The Rev. David Berger lead a Mass at the school gymnasium and blessed the 97 graduation rings of the junior class, which will graduate in 2011.
"It's a milestone for them," said Brigid Sonntag, a volunteer whose daughter graduated from St. Joseph in 1999 and son in 2007. "It's another stepping stone."
St. Joseph President William McArdle passed out the white boxes containing a ring and school medal.
McArdle stressed the importance of the school's mission of faith, morals and values.
"It's been a long-standing tradition," McArdle said, about the blessing of the rings.
He did not have a date as to when the first blessing was.
Michael's mother, Virginia Petrash, anxiously awaited for her son's name to be called.
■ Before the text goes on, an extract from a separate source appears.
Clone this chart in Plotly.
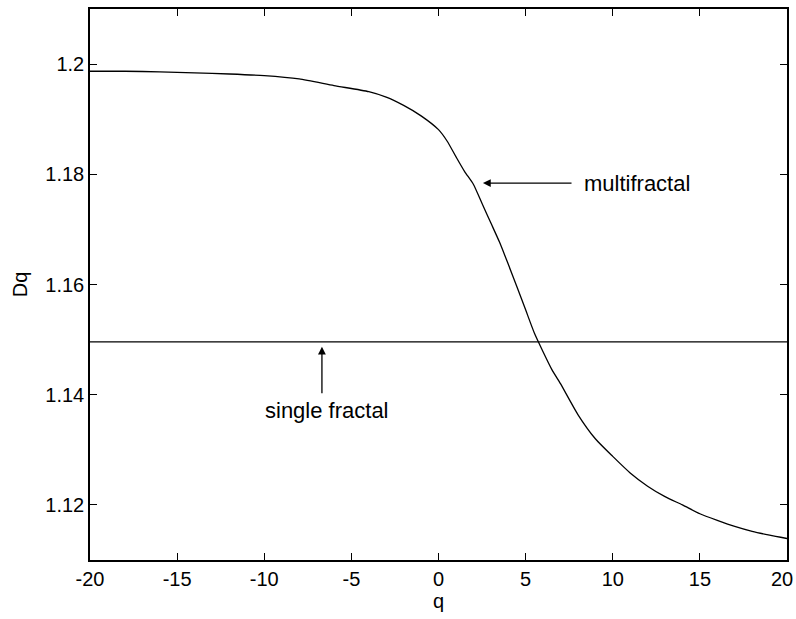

She quickly began snapping pictures with her digital camera as soon as his row stood up.
"It's a symbol for us that he's almost there," she said in a bittersweet tone.
Her son wants to get an appointment to the Westpoint United States Military Academy in New York after graduation, he said. He is also considering the Air Force Academy.
Michael has learned a lot at the school and is ready to answer the calling God gives him, he said.
"St. Joseph is part of the process of fulfilling God's purpose for me," he said.
While Michael has one more year to hold on to playing on the soccer team and playing bass guitar in the school band, his mother has one more year to hold onto her youngest son.
"For us, St. Joseph, the saint, is an important spirit in his guiding light," she said with a smile.